Your goal: Lift out all lines below that contain "chart".

··········

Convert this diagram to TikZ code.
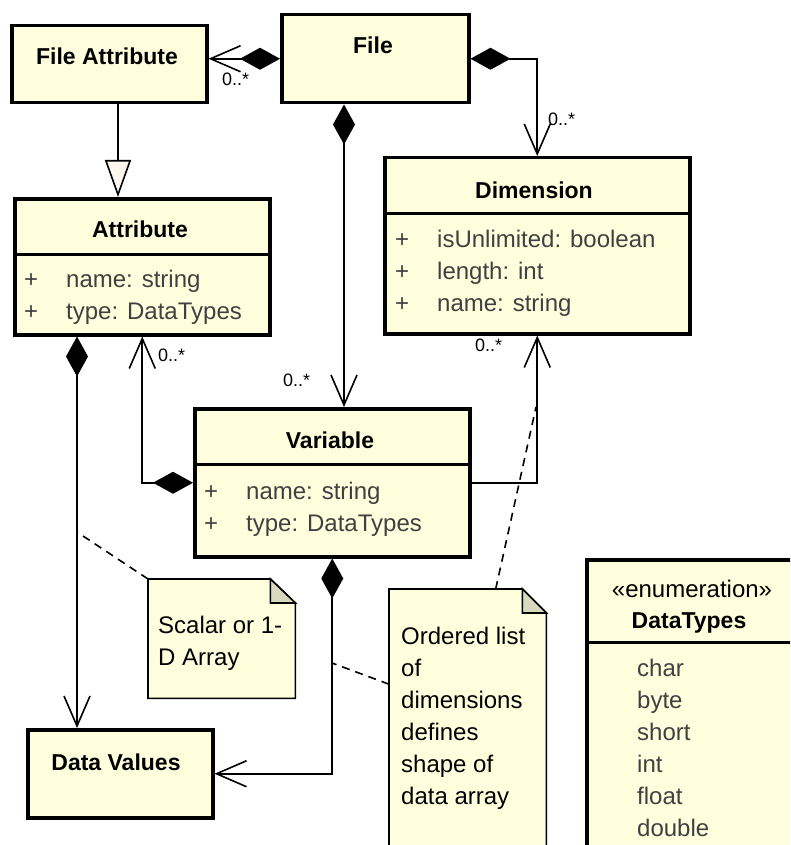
\documentclass[tikz,border=0pt]{standalone}
\usepackage{fontspec}
\setmainfont{Liberation Sans}
\usepackage{xcolor}
\usetikzlibrary{arrows.meta}

\definecolor{clsfill}{RGB}{255,255,222}
\definecolor{foldfill}{RGB}{216,216,190}
\definecolor{genfill}{RGB}{253,245,238}
\definecolor{attrgray}{RGB}{64,64,64}

\tikzset{
	cls/.style={draw=black, fill=clsfill, line width=3.5pt, inner sep=0pt, anchor=north west},
	clssep/.style={line width=3pt},
	ctitle/.style={font=\fontsize{23}{28}\selectfont\bfseries, anchor=base, inner sep=0pt},
	cattr/.style={font=\fontsize{24}{32}\selectfont, text=attrgray, anchor=north west, inner sep=0pt},
	mult/.style={font=\fontsize{18}{20}\selectfont, anchor=base west, inner sep=0pt},
	assoc/.style={line width=1.6pt, -{Straight Barb[length=30pt,width=26pt]}},
	comp/.style={line width=1.6pt, {Diamond[length=40pt,width=22pt]}-{Straight Barb[length=30pt,width=26pt]}},
	gen/.style={line width=1.6pt, -{Triangle[length=37pt,width=26pt,fill=genfill]}},
	notebg/.style={draw=none, inner sep=0pt, anchor=north west},
	notebox/.style={draw=black, fill=clsfill, line width=1.6pt},
	notefold/.style={draw=black, fill=foldfill, line width=1.6pt},
	notetxt/.style={font=\fontsize{24}{32}\selectfont, anchor=north west, inner sep=0pt},
	anchorline/.style={line width=1.6pt, dash pattern=on 8pt off 6pt}
}

\begin{document}
\begin{tikzpicture}[x=1pt,y=-1pt]
	\useasboundingbox (0,0) rectangle (790,845);
	\clip (0,0) rectangle (790,845);

	\node[cls, minimum width=195pt, minimum height=77pt] (fattr) at (10,24) {};
	\node[cls, minimum width=187pt, minimum height=88pt] (file) at (280,13) {};
	\node[cls, minimum width=255pt, minimum height=136pt] (attrib) at (13,197) {};
	\node[cls, minimum width=305pt, minimum height=176pt] (dim) at (383,156) {};
	\node[cls, minimum width=275pt, minimum height=148pt] (var) at (193,407) {};
	\node[cls, minimum width=185pt, minimum height=88pt] (dval) at (26,728) {};
	\node[cls, minimum width=240pt, minimum height=320pt] (dtypes) at (585,558) {};

	\draw[clssep] ([yshift=-57pt]attrib.north west) -- ([yshift=-57pt]attrib.north east);
	\draw[clssep] ([yshift=-57pt]dim.north west) -- ([yshift=-57pt]dim.north east);
	\draw[clssep] ([yshift=-57pt]var.north west) -- ([yshift=-57pt]var.north east);
	\draw[clssep] ([yshift=-84pt]dtypes.north west) -- ([yshift=-84pt]dtypes.north east);

	\node[ctitle] (fattrT) at (107,65) {File Attribute};
	\node[ctitle] (fileT) at (373,54) {File};
	\node[ctitle] (attribT) at (140,237) {Attribute};
	\node[ctitle] (dimT) at (534,198) {Dimension};
	\node[ctitle] (varT) at (330,448) {Variable};
	\node[ctitle] (dvalT) at (116,770) {Data Values};
	\node[ctitle, font=\fontsize{24}{28}\selectfont] (dtypesS) at (692,597) {«enumeration»};
	\node[ctitle] (dtypesT) at (689,628) {DataTypes};

	\node[cattr] (attribA) at (24,265) {
		\begin{tabular}{@{}p{42pt}@{}l@{}}
			+ & name: string \\
			+ & type: DataTypes
		\end{tabular}
	};
	\node[cattr] (dimA) at (395,225) {
		\begin{tabular}{@{}p{42pt}@{}l@{}}
			+ & isUnlimited: boolean \\
			+ & length: int \\
			+ & name: string
		\end{tabular}
	};
	\node[cattr] (varA) at (204,477) {
		\begin{tabular}{@{}p{42pt}@{}l@{}}
			+ & name: string \\
			+ & type: DataTypes
		\end{tabular}
	};
	\node[cattr] (dtypesA) at (637,654) {
		\begin{tabular}{@{}l@{}}
			char \\ byte \\ short \\ int \\ float \\ double
		\end{tabular}
	};

	\node[notebg, minimum width=147pt, minimum height=119pt] (scalar) at (148,579) {};
	\filldraw[notebox] (scalar.north west) -- ([xshift=-25pt]scalar.north east) -- ([yshift=-24pt]scalar.north east) -- (scalar.south east) -- (scalar.south west) -- cycle;
	\filldraw[notefold] ([xshift=-25pt]scalar.north east) -- ([xshift=-25pt,yshift=-24pt]scalar.north east) -- ([yshift=-24pt]scalar.north east) -- cycle;
	\node[notetxt] (scalarT) at (158,611) {
		\begin{tabular}{@{}l@{}}
			Scalar or 1- \\
			D Array
		\end{tabular}
	};

	\node[notebg, minimum width=157pt, minimum height=280pt] (order) at (389,589) {};
	\filldraw[notebox] (order.north west) -- ([xshift=-24pt]order.north east) -- ([yshift=-24pt]order.north east) -- (order.south east) -- (order.south west) -- cycle;
	\filldraw[notefold] ([xshift=-24pt]order.north east) -- ([xshift=-24pt,yshift=-24pt]order.north east) -- ([yshift=-24pt]order.north east) -- cycle;
	\node[notetxt] (orderT) at (401,622) {
		\begin{tabular}{@{}l@{}}
			Ordered list \\ of \\ dimensions \\ defines \\ shape of \\ data array
		\end{tabular}
	};

	\coordinate (fvx) at (344,0);
	\coordinate (gx) at (118,0);
	\coordinate (adx) at (77,0);

	\draw[comp] (file.west) -- (fattr.east |- file.west);
	\draw[comp] (file.east) -| (dim.north);
	\draw[comp] (file.south -| fvx) -- (var.north -| fvx);
	\draw[gen] (fattr.south -| gx) -- (attrib.north -| gx);
	\draw[comp] (var.west) -| (attrib.south);
	\draw[assoc] (var.east) -| (dim.south);
	\draw[comp] (attrib.south -| adx) -- (dval.north -| adx);
	\draw[comp] (var.south) |- (dval.east);

	\node[mult] (mFattr) at (222,86) {0..*};
	\node[mult] (mDim) at (548,126) {0..*};
	\node[mult] (mVar) at (283,386) {0..*};
	\node[mult] (mAttr) at (158,361) {0..*};
	\node[mult] (mDimV) at (475,351) {0..*};

	\coordinate (sc) at (77,532);
	\coordinate (od) at (536,407);
	\coordinate (ov) at (332,663);
	\draw[anchorline] (scalar.north west) -- (sc);
	\draw[anchorline] ([xshift=28pt]order.north) -- (od);
	\draw[anchorline] ([yshift=45pt]order.west) -- (ov);
\end{tikzpicture}
\end{document}
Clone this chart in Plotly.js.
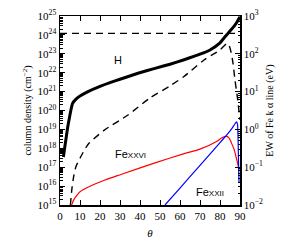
<!DOCTYPE html>
<html>
<head>
<meta charset="utf-8">
<script src="https://cdn.plot.ly/plotly-3.0.1.min.js"></script>
<style>html,body{margin:0;padding:0;background:#fff;}#chart{width:300px;height:250px;}</style>
</head>
<body>
<div id="chart"></div>
<script>
// Hydrogen column density (solid black), cm^-2
const thetaH = [1.7, 4, 6.3, 8, 10, 14, 20, 25, 30, 39, 47.5, 55, 61.7, 70, 75, 80, 82.5, 85, 87, 88.5, 90];
const colH   = [3.5e17, 1.6e19, 2.4e20, 4e20, 5.8e20, 1e21, 1.9e21, 3e21, 4.5e21, 9.3e21, 1.7e22, 2.8e22, 4.7e22, 9.5e22, 1.6e23, 3.8e23, 7.9e23, 1.6e24, 2.8e24, 4.8e24, 9.1e24];

// Constant column (upper dashed)
const thetaConst = [0, 90];
const colConst   = [1.2e24, 1.2e24];

// Second column-density curve (lower dashed)
const thetaD = [5.2, 6, 7, 8, 10, 14, 22, 34, 45, 55, 62, 72, 80, 82, 83.5, 84.5, 85.5, 86.5, 87.5, 88.7, 90];
const colD   = [1e15, 8e15, 4e16, 1.1e17, 3e17, 1.6e18, 8.9e18, 5.8e19, 4.6e20, 2e21, 6.3e21, 4.7e22, 1.6e23, 2.6e23, 3.5e23, 2.8e23, 1.26e23, 3.2e22, 4e21, 5e20, 3.2e19];

// EW of Fe K alpha line, eV
const thetaFe26 = [5.8, 7, 8.5, 10, 14.2, 22.5, 30.8, 47.5, 61.7, 70, 78.3, 81, 83, 84.5, 85.8, 87, 88, 89.2, 89.5];
const ewFe26    = [0.01, 0.0141, 0.0182, 0.0224, 0.030, 0.046, 0.065, 0.13, 0.225, 0.3, 0.48, 0.6, 0.66, 0.6, 0.427, 0.3, 0.19, 0.102, 0.079];

const thetaFe22 = [52.5, 60, 70, 80, 83, 86, 87.5, 88.3, 88.8, 89.1, 89.3, 89.5];
const ewFe22    = [0.01, 0.028, 0.112, 0.447, 0.676, 1.07, 1.41, 1.58, 1.32, 0.4, 0.1, 0.04];

const xTicks = [0, 10, 20, 30, 40, 50, 60, 70, 80, 90];
const yExps  = [15, 16, 17, 18, 19, 20, 21, 22, 23, 24, 25];
const y2Exps = [-2, -1, 0, 1, 2, 3];

const serif = '"Liberation Serif", serif';
const sans = '"Liberation Sans", Arial, sans-serif';

function minorVals(lo, hi) {
  const out = [];
  for (let e = lo; e < hi; e++) for (let m = 2; m <= 9; m++) out.push(m * Math.pow(10, e));
  return out;
}

const traces = [
  {x: thetaConst, y: colConst, mode: 'lines', line: {color: 'black', width: 1.4, dash: '7px,5px'}, yaxis: 'y'},
  {x: thetaD, y: colD, mode: 'lines', line: {color: 'black', width: 1.4, dash: '7px,5px', shape: 'spline', smoothing: 0.6}, yaxis: 'y'},
  {x: thetaH, y: colH, mode: 'lines', line: {color: 'black', width: 3, shape: 'spline', smoothing: 0.4}, yaxis: 'y'},
  {x: thetaFe26, y: ewFe26, mode: 'lines', line: {color: 'red', width: 1.2, shape: 'spline', smoothing: 0.7}, yaxis: 'y2'},
  {x: thetaFe22, y: ewFe22, mode: 'lines', line: {color: 'blue', width: 1.2, shape: 'spline', smoothing: 0.3}, yaxis: 'y2'}
];

const layout = {
  width: 300, height: 250,
  margin: {l: 60, r: 60, t: 16, b: 45, pad: 0},
  paper_bgcolor: 'white', plot_bgcolor: 'white',
  showlegend: false,
  font: {family: serif, size: 10, color: 'black'},
  xaxis: {
    range: [0, 90], tickmode: 'array', tickvals: xTicks, ticktext: xTicks.map(String),
    ticks: 'inside', ticklen: 5, tickwidth: 1, tickcolor: 'black',
    showline: true, linecolor: 'black', linewidth: 1.5, mirror: 'ticks',
    showgrid: false, zeroline: false,
    tickfont: {family: serif, size: 11},
    title: {text: '<i>θ</i>', font: {family: serif, size: 11}, standoff: 8}
  },
  yaxis: {
    type: 'log', range: [15, 25], tickmode: 'array',
    tickvals: yExps.map(e => Math.pow(10, e)),
    ticktext: yExps.map(e => '10<sup>' + e + '</sup>'),
    ticks: 'inside', ticklen: 5, tickcolor: 'black',
    minor: {tickmode: 'array', tickvals: minorVals(15, 25), ticks: 'inside', ticklen: 2.5, tickcolor: 'black', showgrid: false},
    showline: true, linecolor: 'black', linewidth: 1.5,
    showgrid: false, zeroline: false,
    tickfont: {family: serif, size: 11},
    title: {text: 'column density (cm<sup>−2</sup>)', font: {family: serif, size: 10}, standoff: 4}
  },
  yaxis2: {
    type: 'log', range: [-2, 3], overlaying: 'y', side: 'right', tickmode: 'array',
    tickvals: y2Exps.map(e => Math.pow(10, e)),
    ticktext: y2Exps.map(e => '10<sup>' + (e < 0 ? '−' + (-e) : e) + '</sup>'),
    ticks: 'inside', ticklen: 5, tickcolor: 'black',
    minor: {tickmode: 'array', tickvals: minorVals(-2, 3), ticks: 'inside', ticklen: 2.5, tickcolor: 'black', showgrid: false},
    showline: true, linecolor: 'black', linewidth: 1.5,
    showgrid: false, zeroline: false,
    tickfont: {family: serif, size: 11},
    title: {text: 'EW of Fe k α line (eV)', font: {family: serif, size: 10}, standoff: 4}
  },
  annotations: [
    {x: 29, y: 22.67, xref: 'x', yref: 'y', text: 'H', showarrow: false, font: {family: sans, size: 11, color: 'black'}},
    {x: 35, y: 17.72, xref: 'x', yref: 'y', text: 'Fe<span style="font-size:8px">XXVI</span>', showarrow: false, font: {family: sans, size: 11, color: 'black'}},
    {x: 75, y: 15.7, xref: 'x', yref: 'y', text: 'Fe<span style="font-size:8px">XXII</span>', showarrow: false, font: {family: sans, size: 11, color: 'black'}}
  ]
};

Plotly.newPlot('chart', traces, layout, {staticPlot: true, displayModeBar: false});
</script>
</body>
</html>
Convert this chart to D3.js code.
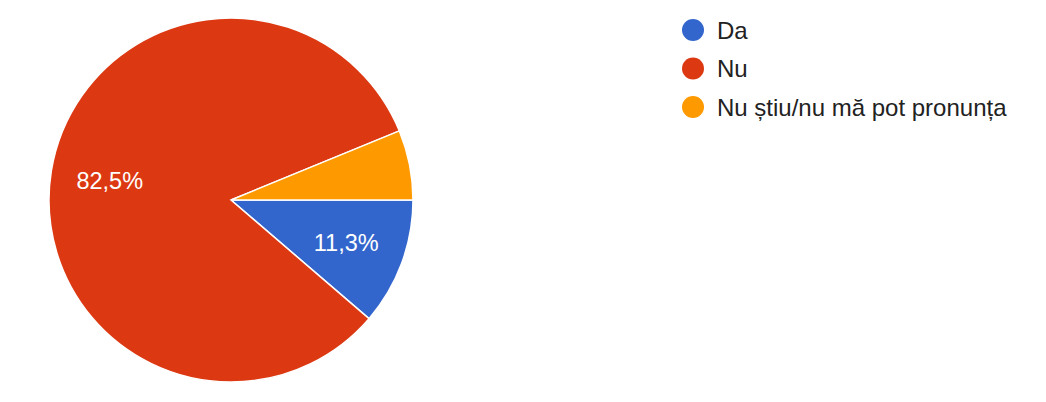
<!DOCTYPE html>
<html lang="ro">
<head>
  <meta charset="UTF-8"/>
  <title>Pie</title>
  <style>
    body { margin: 0; background: #fff; }
    svg { display: block; font-family: Arial, "Liberation Sans", sans-serif; }
  </style>
</head>
<body>
<svg id="chart" width="1046" height="402"></svg>
<script src="https://cdn.jsdelivr.net/npm/d3@7"></script>
<script>
// data
var labels  = ["Da", "Nu", "Nu știu/nu mă pot pronunța"];
var values  = [11.3, 82.5, 6.2];
var colors  = ["#3366cc", "#dc3912", "#ff9900"];
var texts   = ["11,3%", "82,5%", ""];

var svg = d3.select("#chart");
var cx = 231, cy = 200, r = 182;

var pie = d3.pie().sort(null)
    .startAngle(Math.PI/2).endAngle(Math.PI/2 + 2*Math.PI)
    .value(function(d) { return d; });
var arcs = pie(values);

var arc = d3.arc().innerRadius(0).outerRadius(r);
var labelArc = d3.arc().innerRadius(r*0.675).outerRadius(r*0.675);

var g = svg.append("g").attr("transform", "translate(" + cx + "," + cy + ")");

g.selectAll("path")
  .data(arcs)
  .enter().append("path")
    .attr("d", arc)
    .attr("fill", function(d, i) { return colors[i]; })
    .attr("stroke", "#fff")
    .attr("stroke-width", 1.5);

g.selectAll("text")
  .data(arcs)
  .enter().append("text")
    .attr("transform", function(d) { return "translate(" + labelArc.centroid(d) + ")"; })
    .attr("text-anchor", "middle")
    .attr("dy", "0.36em")
    .attr("fill", "#fff")
    .attr("font-size", 23.5)
    .text(function(d, i) { return texts[i]; });

// legend
var legend = svg.append("g").attr("transform", "translate(693,30)");
var rows = legend.selectAll("g")
  .data(labels)
  .enter().append("g")
    .attr("transform", function(d, i) { return "translate(0," + (i*38.5) + ")"; });
rows.append("circle")
    .attr("r", 11)
    .attr("fill", function(d, i) { return colors[i]; });
rows.append("text")
    .attr("x", 24)
    .attr("dy", "0.36em")
    .attr("font-size", 24)
    .attr("fill", "#222")
    .text(function(d) { return d; });
</script>
</body>
</html>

··········

Right answer:
Clone this chart in Plotly.js.
<style>html,body{margin:0;padding:0;background:#fff;}#chart{width:300px;height:250px;}</style>
<div id="chart"></div>
Plotly.newPlot('chart', traces, layout, {staticPlot: true, displayModeBar: false});
Convert this chart to D3.js code.
<svg id="chart" width="1046" height="402"></svg>
var svg = d3.select("#chart");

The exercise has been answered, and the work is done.